"Nevertheless, it is clear," Zimmermann continues, "that as a power source, there is currently no way around a battery. Other possibilities of the power supply, for example through self-generated power in shoe soles, etc, are far from realisation." The next product was a curtain, which could also serve as a source for light, which Forster Rohner developed for interiors company Creation Baumann. Since last year, when thanks to luminous LED sequins the evening wear of the Swiss high fashion label Akris sparkled on the runways and US Company Switch Embassy presented a T-shirt with a luminous lettering for a public relations campaign, the interest in the new technology has been great.
"The technology inspired many, and we are getting a lot of inquiries from different areas", said Zimmermann. The possible application areas for the new lighting technology are widely spread. The palette ranges from fashion, sportswear and interior manufacturers to medical applications. "We have shown that the technology is ready for the market. Now we are looking for suitable partners who want to develop our product for mass production," says Zimmermann.

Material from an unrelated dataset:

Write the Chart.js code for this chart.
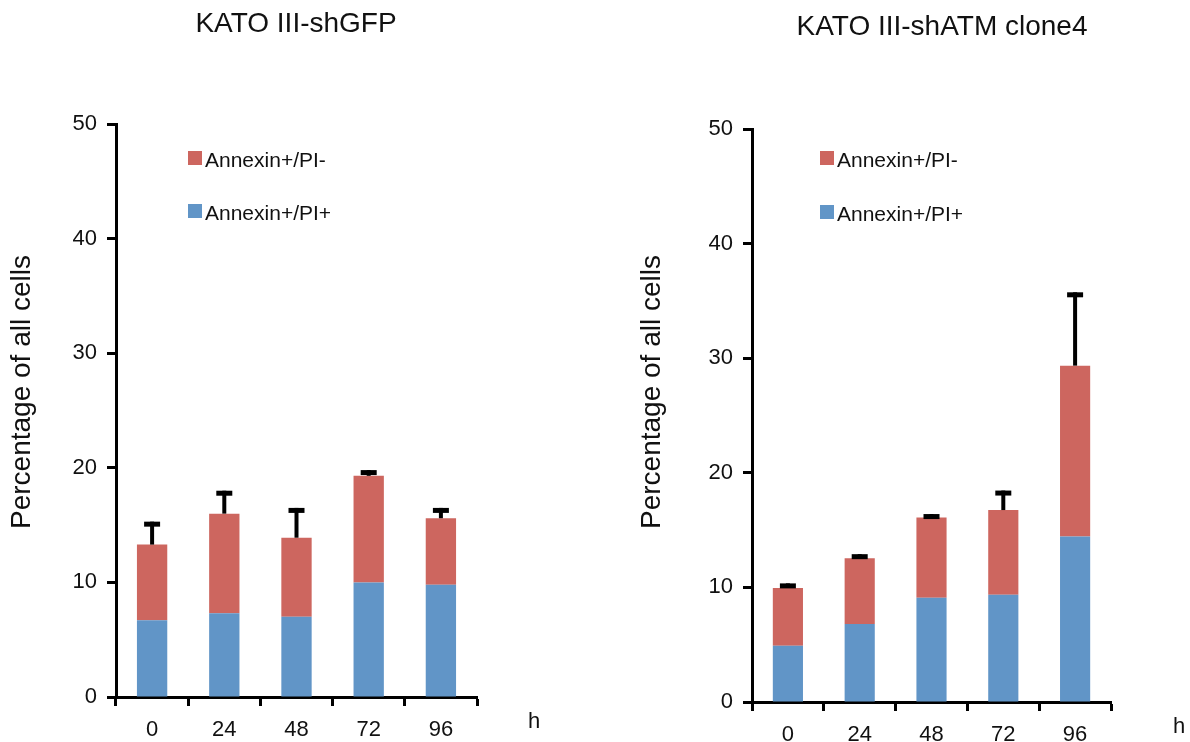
<!DOCTYPE html>
<html>
<head>
<meta charset="utf-8">
<script src="https://cdn.jsdelivr.net/npm/chart.js@4.4.1/dist/chart.umd.min.js"></script>
<style>
  html, body { margin: 0; padding: 0; background: #fff; }
  body { width: 1190px; height: 742px; position: relative; overflow: hidden; }
  .panel { position: absolute; top: 0; height: 742px; }
  #left { left: 0; width: 595px; }
  #right { left: 625px; width: 565px; }
</style>
</head>
<body>
<div class="panel" id="left"><canvas id="c1"></canvas></div>
<div class="panel" id="right"><canvas id="c2"></canvas></div>
<script>
// time points (h)
const hours = ['0', '24', '48', '72', '96'];
const seriesNames = ['Annexin+/PI+', 'Annexin+/PI-'];

// KATO III-shGFP
const gfpPIpos = [6.7, 7.3, 7.0, 10.0, 9.8];
const gfpPIneg = [6.6, 8.7, 6.9, 9.3, 5.8];
const gfpErr = [2.0, 2.0, 2.6, 0.5, 0.9];

// KATO III-shATM clone4
const atmPIpos = [4.9, 6.8, 9.1, 9.35, 14.45];
const atmPIneg = [5.05, 5.75, 7.0, 7.4, 14.9];
const atmErr = [0.4, 0.35, 0.3, 1.7, 6.4];

const yTicks = [0, 10, 20, 30, 40, 50];

const FONT = "'Liberation Sans', Arial, Helvetica, sans-serif";
const RED = '#cd665f';
const BLUE = '#6195c7';
const INK = '#111';

// error bars (upper only), legend, titles and the "h" unit label
const panelPlugin = {
  id: 'panel',
  afterDatasetsDraw(chart, args, opts) {
    const ctx = chart.ctx;
    const y = chart.scales.y;
    const ds = chart.data.datasets;
    const meta = chart.getDatasetMeta(1);
    ctx.save();
    ctx.strokeStyle = '#000';
    meta.data.forEach((bar, i) => {
      const total = ds[0].data[i] + ds[1].data[i];
      const y0 = y.getPixelForValue(total);
      const y1 = y.getPixelForValue(total + opts.errors[i]);
      ctx.lineWidth = 4;
      ctx.beginPath();
      ctx.moveTo(bar.x, y0);
      ctx.lineTo(bar.x, y1);
      ctx.stroke();
      ctx.lineWidth = 5;
      ctx.beginPath();
      ctx.moveTo(bar.x - 8, y1 + 2.5);
      ctx.lineTo(bar.x + 8, y1 + 2.5);
      ctx.stroke();
    });
    ctx.restore();
  },
  afterDraw(chart, args, opts) {
    const ctx = chart.ctx;
    const ds = chart.data.datasets;
    ctx.save();
    ctx.fillStyle = INK;

    // title
    ctx.font = '28px ' + FONT;
    ctx.textAlign = 'center';
    ctx.textBaseline = 'alphabetic';
    ctx.fillText(opts.title, opts.titleX, opts.titleY);

    // legend, top series first
    ctx.font = '21px ' + FONT;
    ctx.textAlign = 'left';
    [ds[1], ds[0]].forEach((d, k) => {
      const ly = opts.legendY + k * opts.legendGap;
      ctx.fillStyle = d.backgroundColor;
      ctx.fillRect(opts.legendX, ly, 14, 14);
      ctx.fillStyle = INK;
      ctx.fillText(d.label, opts.legendX + 17, ly + 16);
    });

    // unit label under the x axis end
    ctx.font = '22px ' + FONT;
    ctx.textAlign = 'center';
    ctx.fillText('h', opts.hX, opts.hY);

    // y axis title
    ctx.font = '28px ' + FONT;
    ctx.translate(opts.yTitleX, opts.yTitleY);
    ctx.rotate(-Math.PI / 2);
    ctx.textAlign = 'center';
    ctx.fillText('Percentage of all cells', 0, 0);
    ctx.restore();
  }
};

function makeChart(canvasId, piPos, piNeg, panel, geo) {
  return new Chart(document.getElementById(canvasId), {
    type: 'bar',
    data: {
      labels: hours,
      datasets: [
        { label: seriesNames[0], data: piPos, backgroundColor: BLUE },
        { label: seriesNames[1], data: piNeg, backgroundColor: RED }
      ]
    },
    plugins: [panelPlugin],
    options: {
      responsive: true,
      maintainAspectRatio: false,
      animation: false,
      devicePixelRatio: 1,
      layout: { padding: { left: 0, top: geo.top, right: geo.right, bottom: 0 } },
      datasets: { bar: { barPercentage: 0.42, categoryPercentage: 1.0 } },
      plugins: {
        legend: { display: false },
        tooltip: { enabled: false },
        panel: panel
      },
      scales: {
        x: {
          stacked: true,
          z: 1,
          afterFit: (s) => { s.height = geo.xHeight; },
          grid: { display: true, drawOnChartArea: false, drawTicks: true, tickLength: 9, tickWidth: 3, tickColor: '#000' },
          border: { display: true, color: '#000', width: 3 },
          ticks: { color: INK, padding: 11, font: { family: FONT, size: 22 } }
        },
        y: {
          stacked: true,
          z: 1,
          min: 0,
          max: 50,
          afterFit: (s) => { s.width = geo.yWidth; },
          afterBuildTicks: (s) => { s.ticks = yTicks.map(v => ({ value: v })); },
          grid: { display: true, drawOnChartArea: false, drawTicks: true, tickLength: 9, tickWidth: 3, tickColor: '#000' },
          border: { display: true, color: '#000', width: 3 },
          ticks: { color: INK, padding: 10, font: { family: FONT, size: 22 } }
        }
      }
    }
  });
}

makeChart('c1', gfpPIpos, gfpPIneg, {
  errors: gfpErr,
  title: 'KATO III-shGFP', titleX: 296, titleY: 32,
  legendX: 188, legendY: 151, legendGap: 53,
  hX: 534, hY: 728,
  yTitleX: 30, yTitleY: 392
}, { top: 124, right: 118, yWidth: 116, xHeight: 45 });

makeChart('c2', atmPIpos, atmPIneg, {
  errors: atmErr,
  title: 'KATO III-shATM clone4', titleX: 317, titleY: 35,
  legendX: 195, legendY: 151, legendGap: 54,
  hX: 554, hY: 733,
  yTitleX: 35, yTitleY: 392
}, { top: 129, right: 79, yWidth: 127, xHeight: 40 });
</script>
</body>
</html>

The next new idea in the field of wearable technology is to implement a heating system in clothing. Several companies have been experimenting with the idea, but a convincing solution is not yet in the market. "The biggest challenges are costs," Zimmermann says. "The market is price-sensitive, and no one is willing to cut margins or accept higher retail prices. But adding technology always means higher prices." Forster Rohner and German wearable technology specialist Interactive Wear are working on a new and more competitive solution to integrate a heating system in clothing. It will be presented this fall.